------ AVAILABLE DATA
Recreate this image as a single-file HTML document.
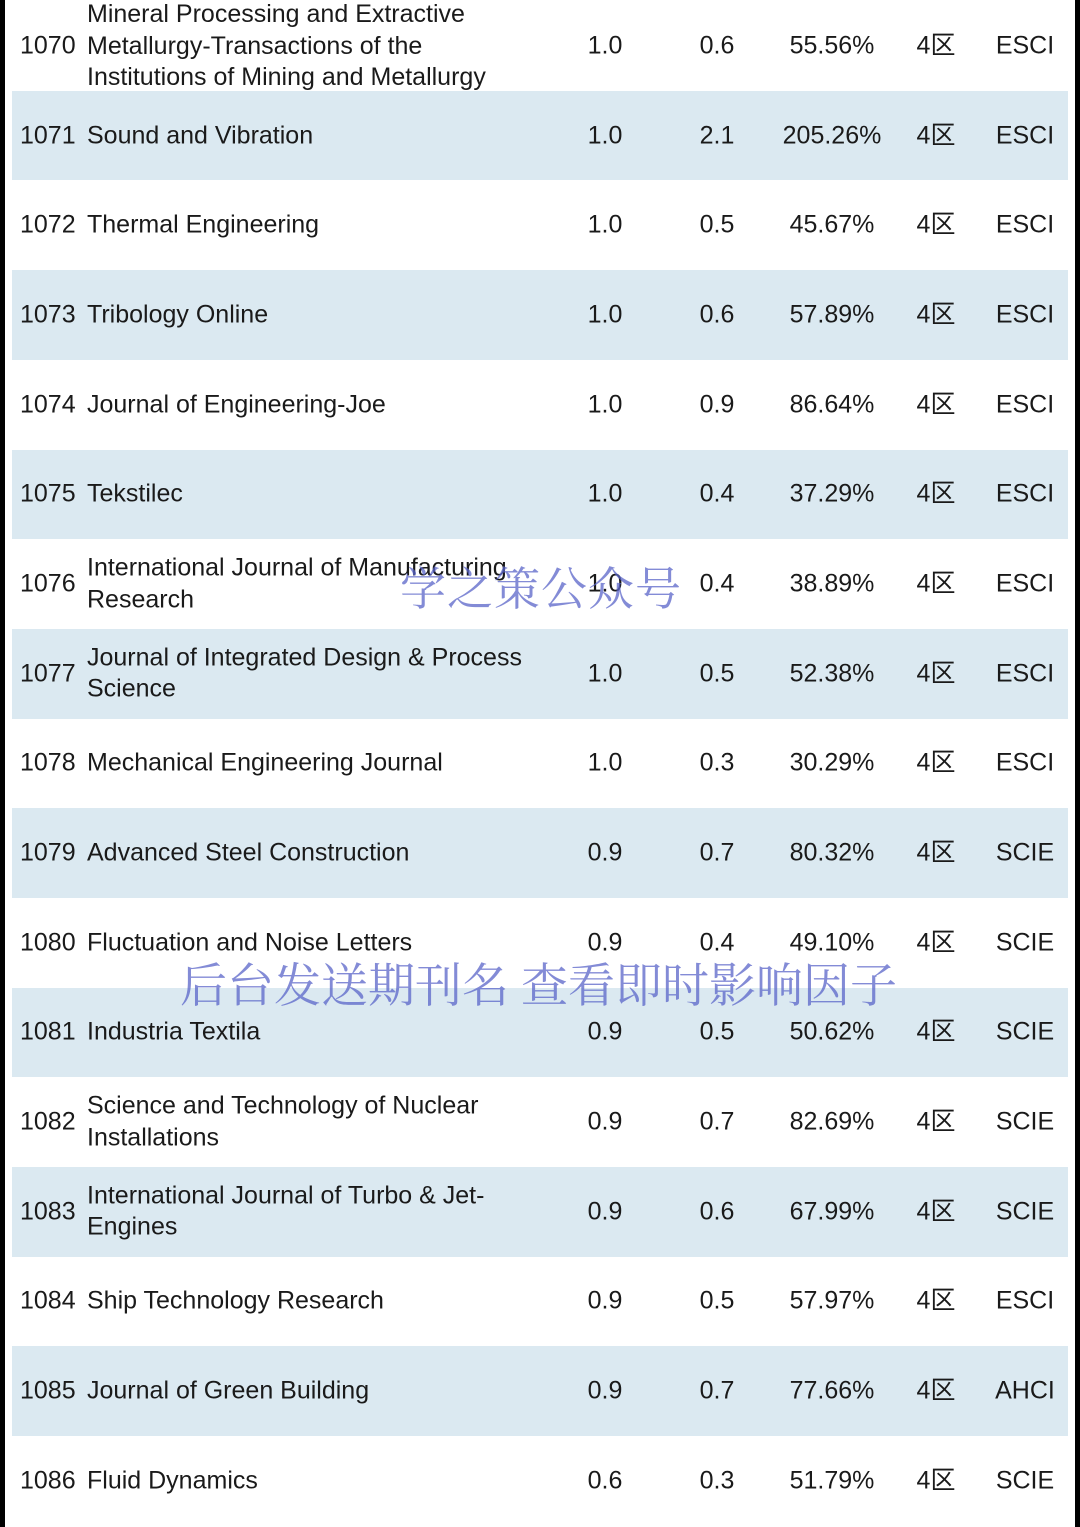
<!DOCTYPE html>
<html><head><meta charset="utf-8">
<style>
html,body{margin:0;padding:0;background:#fff;}
#page{position:relative;width:1080px;height:1527px;overflow:hidden;background:#fff;font-family:"Liberation Sans","Noto Sans CJK SC",sans-serif;color:#1a1a1a;font-size:25px;}
.border{position:absolute;top:0;width:5px;height:1527px;background:#000;}
.band{position:absolute;left:12px;width:1056px;background:#dbe9f1;}
.cell{position:absolute;white-space:nowrap;line-height:31.5px;transform:translateY(-50%);}
.c{text-align:center;width:120px;margin-left:-60px;}
.wm{position:absolute;font-family:"Noto Serif CJK SC","Liberation Serif",serif;color:rgba(90,100,200,0.75);white-space:nowrap;}
</style></head>
<body>
<div id="page">
<div class="border" style="left:0"></div>
<div class="border" style="left:1075px"></div>
</div>
<script>
const ranks=["1070","1071","1072","1073","1074","1075","1076","1077","1078","1079","1080","1081","1082","1083","1084","1085","1086"];
const titles=[["Mineral Processing and Extractive","Metallurgy-Transactions of the","Institutions of Mining and Metallurgy"],["Sound and Vibration"],["Thermal Engineering"],["Tribology Online"],["Journal of Engineering-Joe"],["Tekstilec"],["International Journal of Manufacturing","Research"],["Journal of Integrated Design & Process","Science"],["Mechanical Engineering Journal"],["Advanced Steel Construction"],["Fluctuation and Noise Letters"],["Industria Textila"],["Science and Technology of Nuclear","Installations"],["International Journal of Turbo & Jet-","Engines"],["Ship Technology Research"],["Journal of Green Building"],["Fluid Dynamics"]];
const ifs=["1.0","1.0","1.0","1.0","1.0","1.0","1.0","1.0","1.0","0.9","0.9","0.9","0.9","0.9","0.9","0.9","0.6"];
const ifNow=["0.6","2.1","0.5","0.6","0.9","0.4","0.4","0.5","0.3","0.7","0.4","0.5","0.7","0.6","0.5","0.7","0.3"];
const pcts=["55.56%","205.26%","45.67%","57.89%","86.64%","37.29%","38.89%","52.38%","30.29%","80.32%","49.10%","50.62%","82.69%","67.99%","57.97%","77.66%","51.79%"];
const zones=["4区","4区","4区","4区","4区","4区","4区","4区","4区","4区","4区","4区","4区","4区","4区","4区","4区"];
const indexes=["ESCI","ESCI","ESCI","ESCI","ESCI","ESCI","ESCI","ESCI","ESCI","SCIE","SCIE","SCIE","SCIE","SCIE","ESCI","AHCI","SCIE"];

const page=document.getElementById('page');
const rowH=89.67, y0=46;
function add(cls,txt,x,y,name){
  const d=document.createElement('div');
  d.className=cls; d.innerHTML=txt; d.style.left=x+'px'; d.style.top=y+'px';
  
  
  page.appendChild(d); return d;
}
ranks.forEach((r,i)=>{
  const cy=y0+i*rowH;
  if(i%2===1){
    const b=document.createElement('div');
    b.className='band';
    b.style.top=(cy-rowH/2)+'px'; b.style.height=rowH+'px';
    
    
    page.insertBefore(b,page.firstChild);
  }
  add('cell',r,20,cy,'rank-cell');
  add('cell',titles[i].join('<br>'),87,cy,'journal-title');
  add('cell c',ifs[i],605,cy,'impact-factor');
  add('cell c',ifNow[i],717,cy,'realtime-if');
  add('cell c',pcts[i],832,cy,'growth-percent');
  add('cell c',zones[i],936,cy,'zone');
  add('cell c',indexes[i],1025,cy,'index-type');
});
const w1=add('wm','学之策公众号',400,553,'watermark-top');
w1.style.fontSize='46px'; w1.style.letterSpacing='1px';
const w2=add('wm','后台发送期刊名 查看即时影响因子',180,949,'watermark-bottom');
w2.style.fontSize='47px';
</script>
</body></html>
------------
Omit pictures; set down the rest of the material word for word.

=== EXERCISE RESPONSE ===
Recreate this image as a single-file HTML document.
<!DOCTYPE html>
<html><head><meta charset="utf-8">
<style>
html,body{margin:0;padding:0;background:#fff;}
#page{position:relative;width:1080px;height:1527px;overflow:hidden;background:#fff;font-family:"Liberation Sans","Noto Sans CJK SC",sans-serif;color:#1a1a1a;font-size:25px;}
.border{position:absolute;top:0;width:5px;height:1527px;background:#000;}
.band{position:absolute;left:12px;width:1056px;background:#dbe9f1;}
.cell{position:absolute;white-space:nowrap;line-height:31.5px;transform:translateY(-50%);}
.c{text-align:center;width:120px;margin-left:-60px;}
.wm{position:absolute;font-family:"Noto Serif CJK SC","Liberation Serif",serif;color:rgba(90,100,200,0.75);white-space:nowrap;}
</style></head>
<body>
<div id="page">
<div class="border" style="left:0"></div>
<div class="border" style="left:1075px"></div>
</div>
<script>
const ranks=["1070","1071","1072","1073","1074","1075","1076","1077","1078","1079","1080","1081","1082","1083","1084","1085","1086"];
const titles=[["Mineral Processing and Extractive","Metallurgy-Transactions of the","Institutions of Mining and Metallurgy"],["Sound and Vibration"],["Thermal Engineering"],["Tribology Online"],["Journal of Engineering-Joe"],["Tekstilec"],["International Journal of Manufacturing","Research"],["Journal of Integrated Design & Process","Science"],["Mechanical Engineering Journal"],["Advanced Steel Construction"],["Fluctuation and Noise Letters"],["Industria Textila"],["Science and Technology of Nuclear","Installations"],["International Journal of Turbo & Jet-","Engines"],["Ship Technology Research"],["Journal of Green Building"],["Fluid Dynamics"]];
const ifs=["1.0","1.0","1.0","1.0","1.0","1.0","1.0","1.0","1.0","0.9","0.9","0.9","0.9","0.9","0.9","0.9","0.6"];
const ifNow=["0.6","2.1","0.5","0.6","0.9","0.4","0.4","0.5","0.3","0.7","0.4","0.5","0.7","0.6","0.5","0.7","0.3"];
const pcts=["55.56%","205.26%","45.67%","57.89%","86.64%","37.29%","38.89%","52.38%","30.29%","80.32%","49.10%","50.62%","82.69%","67.99%","57.97%","77.66%","51.79%"];
const zones=["4区","4区","4区","4区","4区","4区","4区","4区","4区","4区","4区","4区","4区","4区","4区","4区","4区"];
const indexes=["ESCI","ESCI","ESCI","ESCI","ESCI","ESCI","ESCI","ESCI","ESCI","SCIE","SCIE","SCIE","SCIE","SCIE","ESCI","AHCI","SCIE"];

const page=document.getElementById('page');
const rowH=89.67, y0=46;
function add(cls,txt,x,y,name){
  const d=document.createElement('div');
  d.className=cls; d.innerHTML=txt; d.style.left=x+'px'; d.style.top=y+'px';
  
  
  page.appendChild(d); return d;
}
ranks.forEach((r,i)=>{
  const cy=y0+i*rowH;
  if(i%2===1){
    const b=document.createElement('div');
    b.className='band';
    b.style.top=(cy-rowH/2)+'px'; b.style.height=rowH+'px';
    
    
    page.insertBefore(b,page.firstChild);
  }
  add('cell',r,20,cy,'rank-cell');
  add('cell',titles[i].join('<br>'),87,cy,'journal-title');
  add('cell c',ifs[i],605,cy,'impact-factor');
  add('cell c',ifNow[i],717,cy,'realtime-if');
  add('cell c',pcts[i],832,cy,'growth-percent');
  add('cell c',zones[i],936,cy,'zone');
  add('cell c',indexes[i],1025,cy,'index-type');
});
const w1=add('wm','学之策公众号',400,553,'watermark-top');
w1.style.fontSize='46px'; w1.style.letterSpacing='1px';
const w2=add('wm','后台发送期刊名 查看即时影响因子',180,949,'watermark-bottom');
w2.style.fontSize='47px';
</script>
</body></html>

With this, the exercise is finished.